Implement barcode and RFID tracking

Modern warehouse tracking systems are built on barcode and RFID technologies. Companies using RFID systems have seen amazing results. Their annual inventory variance dropped from $170,000 to just $5,000 in one year, and inventory accuracy improved by 300%.

RFID has clear advantages over regular barcodes:

  • Tags can be identified without direct line of sight
  • Multiple items can be scanned at once
  • Works with stationary, mobile, or worker-carried readers
  • Blends with existing ERP and WMS systems

Map your current processes before implementation and start with a pilot program. This approach helps you see what works before scaling up. Your tracking system will blend smoothly with your warehouse’s infrastructure this way.

Use batch and zone picking methods

Zone picking splits your warehouse into distinct sections and assigns pickers to specific areas.

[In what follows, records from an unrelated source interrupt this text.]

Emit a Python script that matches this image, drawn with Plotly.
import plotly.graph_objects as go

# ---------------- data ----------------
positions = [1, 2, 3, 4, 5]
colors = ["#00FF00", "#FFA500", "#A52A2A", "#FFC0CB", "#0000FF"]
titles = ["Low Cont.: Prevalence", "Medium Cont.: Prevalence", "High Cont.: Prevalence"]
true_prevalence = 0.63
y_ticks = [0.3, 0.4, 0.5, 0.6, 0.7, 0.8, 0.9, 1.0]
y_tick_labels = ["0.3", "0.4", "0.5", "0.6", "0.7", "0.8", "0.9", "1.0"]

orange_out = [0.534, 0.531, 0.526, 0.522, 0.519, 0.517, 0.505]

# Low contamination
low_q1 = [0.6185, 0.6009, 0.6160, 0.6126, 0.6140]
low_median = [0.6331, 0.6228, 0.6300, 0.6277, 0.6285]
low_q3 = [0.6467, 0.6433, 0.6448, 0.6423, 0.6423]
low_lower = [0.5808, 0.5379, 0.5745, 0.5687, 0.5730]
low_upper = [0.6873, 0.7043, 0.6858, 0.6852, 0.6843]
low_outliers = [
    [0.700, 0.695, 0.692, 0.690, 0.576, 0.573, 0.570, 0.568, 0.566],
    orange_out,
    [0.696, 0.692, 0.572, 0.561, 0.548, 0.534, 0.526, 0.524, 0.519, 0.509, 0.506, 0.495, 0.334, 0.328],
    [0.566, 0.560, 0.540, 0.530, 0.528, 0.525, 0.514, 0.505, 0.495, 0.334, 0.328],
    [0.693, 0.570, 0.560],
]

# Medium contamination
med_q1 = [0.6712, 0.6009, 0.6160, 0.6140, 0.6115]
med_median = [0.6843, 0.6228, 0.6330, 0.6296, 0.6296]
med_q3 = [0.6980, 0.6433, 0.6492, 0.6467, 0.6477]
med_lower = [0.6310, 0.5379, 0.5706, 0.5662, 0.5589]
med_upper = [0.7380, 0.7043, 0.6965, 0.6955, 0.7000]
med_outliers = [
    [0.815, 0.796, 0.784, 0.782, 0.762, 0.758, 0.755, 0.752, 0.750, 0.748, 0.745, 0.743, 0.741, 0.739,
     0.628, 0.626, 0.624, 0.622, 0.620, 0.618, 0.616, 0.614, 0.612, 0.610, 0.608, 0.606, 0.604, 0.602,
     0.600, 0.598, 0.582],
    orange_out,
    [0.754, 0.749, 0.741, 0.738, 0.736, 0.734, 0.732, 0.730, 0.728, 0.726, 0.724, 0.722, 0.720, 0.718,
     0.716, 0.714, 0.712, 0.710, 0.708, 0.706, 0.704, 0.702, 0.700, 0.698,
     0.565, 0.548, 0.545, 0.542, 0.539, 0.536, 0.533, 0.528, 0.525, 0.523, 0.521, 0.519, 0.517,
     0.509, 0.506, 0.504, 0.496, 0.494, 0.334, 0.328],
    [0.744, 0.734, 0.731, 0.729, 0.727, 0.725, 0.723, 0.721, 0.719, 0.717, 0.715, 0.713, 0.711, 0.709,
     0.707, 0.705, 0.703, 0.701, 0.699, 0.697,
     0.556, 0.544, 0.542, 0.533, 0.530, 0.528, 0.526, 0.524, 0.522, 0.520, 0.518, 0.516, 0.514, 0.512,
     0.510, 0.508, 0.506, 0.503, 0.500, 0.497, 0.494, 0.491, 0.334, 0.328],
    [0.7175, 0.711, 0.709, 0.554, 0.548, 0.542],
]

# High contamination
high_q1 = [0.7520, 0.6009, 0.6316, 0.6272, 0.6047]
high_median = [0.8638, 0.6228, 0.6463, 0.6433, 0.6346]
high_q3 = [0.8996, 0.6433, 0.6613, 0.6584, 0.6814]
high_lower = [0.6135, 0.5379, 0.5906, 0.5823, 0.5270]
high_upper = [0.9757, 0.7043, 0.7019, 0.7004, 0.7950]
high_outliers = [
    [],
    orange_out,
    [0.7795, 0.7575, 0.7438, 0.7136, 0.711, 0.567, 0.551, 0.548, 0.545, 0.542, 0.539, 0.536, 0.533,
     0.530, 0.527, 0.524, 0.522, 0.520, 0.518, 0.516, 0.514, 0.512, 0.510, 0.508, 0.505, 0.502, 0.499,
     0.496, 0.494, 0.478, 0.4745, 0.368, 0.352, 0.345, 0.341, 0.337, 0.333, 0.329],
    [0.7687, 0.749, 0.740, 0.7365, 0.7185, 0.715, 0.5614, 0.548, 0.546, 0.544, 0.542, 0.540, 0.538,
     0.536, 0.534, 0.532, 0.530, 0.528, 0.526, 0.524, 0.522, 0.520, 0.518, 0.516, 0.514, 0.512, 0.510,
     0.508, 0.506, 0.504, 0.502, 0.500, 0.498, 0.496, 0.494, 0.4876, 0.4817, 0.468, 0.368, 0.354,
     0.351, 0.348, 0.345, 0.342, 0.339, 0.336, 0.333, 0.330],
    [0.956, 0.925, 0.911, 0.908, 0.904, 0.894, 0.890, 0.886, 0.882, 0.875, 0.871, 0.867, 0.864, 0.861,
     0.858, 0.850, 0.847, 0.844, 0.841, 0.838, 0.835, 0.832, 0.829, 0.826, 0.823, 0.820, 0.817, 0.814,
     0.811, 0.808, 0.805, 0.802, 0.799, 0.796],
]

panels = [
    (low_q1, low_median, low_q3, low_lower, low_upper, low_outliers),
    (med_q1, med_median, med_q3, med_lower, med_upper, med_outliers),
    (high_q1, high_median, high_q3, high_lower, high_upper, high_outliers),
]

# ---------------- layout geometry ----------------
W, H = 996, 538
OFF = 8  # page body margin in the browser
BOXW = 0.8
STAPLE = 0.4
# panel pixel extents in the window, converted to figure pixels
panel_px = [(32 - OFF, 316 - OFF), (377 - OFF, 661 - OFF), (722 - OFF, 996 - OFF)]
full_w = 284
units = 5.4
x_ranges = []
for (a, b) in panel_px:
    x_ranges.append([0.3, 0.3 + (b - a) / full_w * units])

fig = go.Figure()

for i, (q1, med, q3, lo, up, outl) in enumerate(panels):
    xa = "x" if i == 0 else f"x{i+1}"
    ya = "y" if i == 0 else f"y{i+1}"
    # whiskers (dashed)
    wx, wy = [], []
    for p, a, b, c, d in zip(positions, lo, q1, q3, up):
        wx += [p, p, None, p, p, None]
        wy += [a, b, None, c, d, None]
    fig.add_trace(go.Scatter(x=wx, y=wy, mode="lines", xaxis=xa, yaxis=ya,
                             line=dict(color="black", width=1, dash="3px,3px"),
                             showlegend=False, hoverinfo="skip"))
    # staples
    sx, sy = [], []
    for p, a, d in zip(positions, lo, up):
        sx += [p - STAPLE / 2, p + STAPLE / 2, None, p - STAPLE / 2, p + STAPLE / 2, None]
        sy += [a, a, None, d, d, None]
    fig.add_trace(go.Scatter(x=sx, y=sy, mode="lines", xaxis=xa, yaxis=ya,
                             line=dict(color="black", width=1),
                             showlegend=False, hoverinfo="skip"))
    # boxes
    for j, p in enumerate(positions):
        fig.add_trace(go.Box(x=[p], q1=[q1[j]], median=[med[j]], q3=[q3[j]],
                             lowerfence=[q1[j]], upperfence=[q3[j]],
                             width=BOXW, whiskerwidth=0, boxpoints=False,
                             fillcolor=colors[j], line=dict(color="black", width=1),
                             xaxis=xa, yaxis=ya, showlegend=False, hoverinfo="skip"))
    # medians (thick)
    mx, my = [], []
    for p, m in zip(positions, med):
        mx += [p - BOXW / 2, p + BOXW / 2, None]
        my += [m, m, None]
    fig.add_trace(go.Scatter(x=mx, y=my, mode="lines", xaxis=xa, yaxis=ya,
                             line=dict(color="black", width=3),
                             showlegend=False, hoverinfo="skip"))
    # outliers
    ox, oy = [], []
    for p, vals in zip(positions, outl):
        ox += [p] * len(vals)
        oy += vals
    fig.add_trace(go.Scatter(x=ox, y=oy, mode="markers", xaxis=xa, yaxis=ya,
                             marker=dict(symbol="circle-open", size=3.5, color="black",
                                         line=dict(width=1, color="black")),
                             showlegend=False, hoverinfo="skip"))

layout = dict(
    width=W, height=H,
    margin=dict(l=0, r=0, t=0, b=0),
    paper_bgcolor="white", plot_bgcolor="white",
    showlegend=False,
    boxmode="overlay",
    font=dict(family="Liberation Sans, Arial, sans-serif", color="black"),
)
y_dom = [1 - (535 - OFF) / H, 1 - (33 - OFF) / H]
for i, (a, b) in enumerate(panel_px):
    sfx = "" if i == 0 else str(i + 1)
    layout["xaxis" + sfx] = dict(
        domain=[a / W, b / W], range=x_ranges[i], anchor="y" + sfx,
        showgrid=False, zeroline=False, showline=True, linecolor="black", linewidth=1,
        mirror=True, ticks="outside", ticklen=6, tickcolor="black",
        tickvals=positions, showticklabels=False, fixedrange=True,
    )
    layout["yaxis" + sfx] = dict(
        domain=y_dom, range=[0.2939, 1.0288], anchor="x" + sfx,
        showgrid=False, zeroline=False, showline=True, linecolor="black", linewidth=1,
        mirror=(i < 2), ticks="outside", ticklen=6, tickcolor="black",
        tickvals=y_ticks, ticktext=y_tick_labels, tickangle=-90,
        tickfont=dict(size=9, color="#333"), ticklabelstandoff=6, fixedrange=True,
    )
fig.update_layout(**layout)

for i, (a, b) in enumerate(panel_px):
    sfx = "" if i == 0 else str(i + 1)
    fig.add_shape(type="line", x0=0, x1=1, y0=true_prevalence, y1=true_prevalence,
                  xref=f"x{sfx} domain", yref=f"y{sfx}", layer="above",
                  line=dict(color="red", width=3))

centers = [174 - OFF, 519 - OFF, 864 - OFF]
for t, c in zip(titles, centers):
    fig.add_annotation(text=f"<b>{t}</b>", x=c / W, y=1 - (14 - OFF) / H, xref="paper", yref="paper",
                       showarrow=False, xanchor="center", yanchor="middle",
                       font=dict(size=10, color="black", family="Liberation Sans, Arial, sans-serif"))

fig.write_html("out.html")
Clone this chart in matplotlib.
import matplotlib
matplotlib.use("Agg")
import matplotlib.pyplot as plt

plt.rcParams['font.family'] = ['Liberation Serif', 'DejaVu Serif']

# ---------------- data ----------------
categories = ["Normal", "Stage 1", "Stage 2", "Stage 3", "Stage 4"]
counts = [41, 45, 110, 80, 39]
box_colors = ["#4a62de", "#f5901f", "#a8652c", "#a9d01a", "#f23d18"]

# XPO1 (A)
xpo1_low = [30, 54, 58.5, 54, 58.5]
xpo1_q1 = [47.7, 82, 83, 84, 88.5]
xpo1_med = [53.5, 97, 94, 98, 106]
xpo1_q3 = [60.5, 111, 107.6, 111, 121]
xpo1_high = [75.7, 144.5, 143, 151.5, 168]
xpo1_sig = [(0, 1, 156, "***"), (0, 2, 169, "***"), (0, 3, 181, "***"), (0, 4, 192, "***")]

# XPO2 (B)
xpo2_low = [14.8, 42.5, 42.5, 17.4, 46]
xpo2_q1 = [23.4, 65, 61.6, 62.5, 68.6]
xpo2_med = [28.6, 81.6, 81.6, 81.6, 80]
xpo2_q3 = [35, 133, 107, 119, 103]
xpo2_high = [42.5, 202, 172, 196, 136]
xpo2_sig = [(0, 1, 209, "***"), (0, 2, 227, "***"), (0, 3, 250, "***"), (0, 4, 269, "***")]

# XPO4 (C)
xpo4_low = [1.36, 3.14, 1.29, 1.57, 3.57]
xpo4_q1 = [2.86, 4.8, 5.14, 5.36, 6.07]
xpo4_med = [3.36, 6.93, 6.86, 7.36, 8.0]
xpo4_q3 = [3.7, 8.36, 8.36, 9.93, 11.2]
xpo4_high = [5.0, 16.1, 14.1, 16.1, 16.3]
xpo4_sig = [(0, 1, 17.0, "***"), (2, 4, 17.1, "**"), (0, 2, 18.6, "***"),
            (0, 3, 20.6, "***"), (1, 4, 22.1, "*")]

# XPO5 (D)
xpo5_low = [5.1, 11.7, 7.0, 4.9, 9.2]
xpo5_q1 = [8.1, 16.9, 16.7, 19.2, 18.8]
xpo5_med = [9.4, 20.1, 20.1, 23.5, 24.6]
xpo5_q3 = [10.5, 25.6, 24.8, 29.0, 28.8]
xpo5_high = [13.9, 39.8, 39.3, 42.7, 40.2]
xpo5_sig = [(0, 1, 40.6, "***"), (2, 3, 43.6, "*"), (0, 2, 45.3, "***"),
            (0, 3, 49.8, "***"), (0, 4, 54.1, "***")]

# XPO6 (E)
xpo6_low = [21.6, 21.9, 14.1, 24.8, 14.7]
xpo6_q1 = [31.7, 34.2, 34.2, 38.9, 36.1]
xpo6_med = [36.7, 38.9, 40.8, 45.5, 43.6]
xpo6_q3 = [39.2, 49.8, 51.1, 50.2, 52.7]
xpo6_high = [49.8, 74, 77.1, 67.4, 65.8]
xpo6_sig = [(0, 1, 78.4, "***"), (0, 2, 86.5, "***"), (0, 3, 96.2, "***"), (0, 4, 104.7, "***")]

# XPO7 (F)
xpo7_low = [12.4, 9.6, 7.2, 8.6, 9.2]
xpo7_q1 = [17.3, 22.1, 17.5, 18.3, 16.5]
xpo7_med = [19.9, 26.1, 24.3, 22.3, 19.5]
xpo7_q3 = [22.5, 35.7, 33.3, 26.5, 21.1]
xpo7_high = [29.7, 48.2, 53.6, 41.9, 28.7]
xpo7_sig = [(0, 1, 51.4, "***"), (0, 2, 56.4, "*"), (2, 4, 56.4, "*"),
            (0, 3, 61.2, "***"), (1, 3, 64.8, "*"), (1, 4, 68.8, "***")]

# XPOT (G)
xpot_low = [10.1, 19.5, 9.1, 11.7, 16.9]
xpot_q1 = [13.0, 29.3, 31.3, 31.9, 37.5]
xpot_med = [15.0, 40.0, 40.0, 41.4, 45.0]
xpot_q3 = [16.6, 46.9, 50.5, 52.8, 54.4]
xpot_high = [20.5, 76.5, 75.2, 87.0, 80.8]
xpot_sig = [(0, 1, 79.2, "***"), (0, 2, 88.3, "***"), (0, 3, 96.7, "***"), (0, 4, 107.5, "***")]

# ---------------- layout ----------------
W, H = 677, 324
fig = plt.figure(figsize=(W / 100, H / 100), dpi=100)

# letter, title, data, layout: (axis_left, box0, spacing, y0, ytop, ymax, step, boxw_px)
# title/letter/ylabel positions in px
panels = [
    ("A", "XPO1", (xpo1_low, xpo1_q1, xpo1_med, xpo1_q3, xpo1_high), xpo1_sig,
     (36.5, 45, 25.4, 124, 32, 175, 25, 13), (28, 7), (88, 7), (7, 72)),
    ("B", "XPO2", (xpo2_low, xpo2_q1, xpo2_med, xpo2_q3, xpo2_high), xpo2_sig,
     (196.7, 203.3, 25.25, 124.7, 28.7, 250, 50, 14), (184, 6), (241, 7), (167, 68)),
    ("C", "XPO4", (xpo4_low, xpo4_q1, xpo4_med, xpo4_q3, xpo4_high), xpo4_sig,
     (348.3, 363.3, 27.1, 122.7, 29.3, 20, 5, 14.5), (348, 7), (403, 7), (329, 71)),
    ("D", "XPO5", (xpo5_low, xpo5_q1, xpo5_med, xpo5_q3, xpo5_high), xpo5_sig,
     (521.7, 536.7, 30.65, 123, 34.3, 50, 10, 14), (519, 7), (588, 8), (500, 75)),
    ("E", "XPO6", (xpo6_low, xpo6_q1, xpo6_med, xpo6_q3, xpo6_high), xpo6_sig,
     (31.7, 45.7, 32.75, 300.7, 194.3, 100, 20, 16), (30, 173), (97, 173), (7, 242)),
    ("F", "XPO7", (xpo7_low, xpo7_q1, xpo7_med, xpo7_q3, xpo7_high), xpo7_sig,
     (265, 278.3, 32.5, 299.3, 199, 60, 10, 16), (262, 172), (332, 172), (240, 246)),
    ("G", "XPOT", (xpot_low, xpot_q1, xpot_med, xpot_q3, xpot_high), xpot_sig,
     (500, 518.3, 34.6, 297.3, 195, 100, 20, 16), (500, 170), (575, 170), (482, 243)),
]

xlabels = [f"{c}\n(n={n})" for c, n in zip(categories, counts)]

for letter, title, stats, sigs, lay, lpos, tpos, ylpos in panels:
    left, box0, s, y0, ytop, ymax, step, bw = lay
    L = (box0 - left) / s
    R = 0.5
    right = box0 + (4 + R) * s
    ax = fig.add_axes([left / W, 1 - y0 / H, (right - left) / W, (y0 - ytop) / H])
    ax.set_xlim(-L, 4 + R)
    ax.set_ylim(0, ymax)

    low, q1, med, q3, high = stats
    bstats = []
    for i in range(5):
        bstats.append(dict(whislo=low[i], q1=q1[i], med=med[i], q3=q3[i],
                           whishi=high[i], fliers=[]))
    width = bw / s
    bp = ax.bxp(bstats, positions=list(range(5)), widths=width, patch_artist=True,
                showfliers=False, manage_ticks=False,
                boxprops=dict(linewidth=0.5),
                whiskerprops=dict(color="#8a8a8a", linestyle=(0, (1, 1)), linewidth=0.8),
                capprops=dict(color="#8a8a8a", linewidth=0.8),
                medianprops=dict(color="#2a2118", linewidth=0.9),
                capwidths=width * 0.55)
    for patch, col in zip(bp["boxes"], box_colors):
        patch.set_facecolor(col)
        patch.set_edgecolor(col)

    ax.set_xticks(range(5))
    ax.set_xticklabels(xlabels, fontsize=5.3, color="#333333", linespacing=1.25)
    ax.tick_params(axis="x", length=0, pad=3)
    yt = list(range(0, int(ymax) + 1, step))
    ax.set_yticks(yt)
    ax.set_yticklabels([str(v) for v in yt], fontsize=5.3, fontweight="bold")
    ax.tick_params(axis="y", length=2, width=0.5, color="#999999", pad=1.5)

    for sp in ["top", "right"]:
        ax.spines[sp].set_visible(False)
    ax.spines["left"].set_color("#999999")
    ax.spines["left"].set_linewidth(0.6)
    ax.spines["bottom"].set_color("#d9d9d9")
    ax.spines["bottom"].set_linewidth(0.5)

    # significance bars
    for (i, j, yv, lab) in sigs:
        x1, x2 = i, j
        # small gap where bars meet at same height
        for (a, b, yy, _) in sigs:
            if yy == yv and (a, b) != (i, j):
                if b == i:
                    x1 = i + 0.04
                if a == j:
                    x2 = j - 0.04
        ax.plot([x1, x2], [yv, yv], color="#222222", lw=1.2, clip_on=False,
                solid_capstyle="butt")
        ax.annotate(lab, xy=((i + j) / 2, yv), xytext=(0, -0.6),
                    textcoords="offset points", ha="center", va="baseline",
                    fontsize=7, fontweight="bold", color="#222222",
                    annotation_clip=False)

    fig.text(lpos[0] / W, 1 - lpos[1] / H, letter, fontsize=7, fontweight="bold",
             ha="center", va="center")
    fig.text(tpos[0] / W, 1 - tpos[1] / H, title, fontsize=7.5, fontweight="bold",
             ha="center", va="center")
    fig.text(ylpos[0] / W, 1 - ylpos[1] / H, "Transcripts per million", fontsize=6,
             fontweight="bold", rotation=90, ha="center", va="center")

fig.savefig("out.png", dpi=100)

This strategy has two forms:

  • Sequential zone picking (pick and pass): Orders move through zones on conveyors while each picker adds items from their zone
  • Simultaneous zone picking (pick and merge): Workers pick from different zones at once and combine orders later

Zone picking reduces travel time naturally. Pickers become experts with specific products and warehouse congestion decreases too.

Batch picking lets workers collect items for multiple orders at once by following the best pick path. Workers avoid visiting the same location repeatedly, which cuts travel time by a lot. Many operations find a mix of zone and batch methods works best. Workers can pick several orders within their assigned zones efficiently.

WMS software helps create efficient order batches and picking routes based on your warehouse’s layout for the best results.

Step 3: Upgrade Transportation and Delivery Systems

Transportation connects your warehouse to customers and serves as the final piece of your outbound logistics chain. Your supply chain efficiency depends on delivery systems after you optimize inventory management and picking operations.

Choose the right freight forwarding company

You need to review several factors to find the perfect freight forwarding company to partner up with:

  • List your specific requirements like shipping modes, types of goods, and special handling needs
  • Review services beyond simple shipping (packaging, labeling, route optimization)
  • Check their expertise with your shipping routes and destinations
  • Confirm their financial stability and bonding status to avoid delays

Use route optimization tools

Route optimization software substantially improves transportation efficiency in your outbound logistics process. These systems analyze multiple variables and find the most budget-friendly delivery paths that reduce fuel consumption by 15-25%. The best tools come with GPS tracking capabilities that provide immediate visibility into shipment status and transportation costs. You should look for solutions that combine smoothly with your existing management systems and support mobile access for drivers.

Track last-mile delivery performance

Last-mile delivery makes up 53% of total shipping costs, so tracking performance helps optimize outbound logistics. Your key metrics should include on-time delivery rates (target 95% or higher), average delivery time, and cost per delivery. Real-time tracking systems spot inefficiencies, cut costs, and boost customer satisfaction through better visibility.

Conclusion

Your outbound logistics operations play a vital role in supply chain success in today’s competitive marketplace. This piece explores practical steps to turn this critical component into a real competitive advantage.

Understanding the key differences between inbound and outbound logistics shows why these customer-facing processes need special attention. Outbound logistics affects customer satisfaction, brand reputation, and ends up impacting your bottom line.

Each improvement adds to previous ones and creates a naturally integrated outbound logistics system. Small changes add up to deliver amazing results – faster deliveries, fewer returns, lower costs, and satisfied customers.

These strategies help transform outbound logistics from an operational challenge into a business advantage. Your supply chain’s ability to deliver the right product to the right customer, in the right quantity, condition, place, time, and cost will without doubt become your edge in meeting growing customer expectations.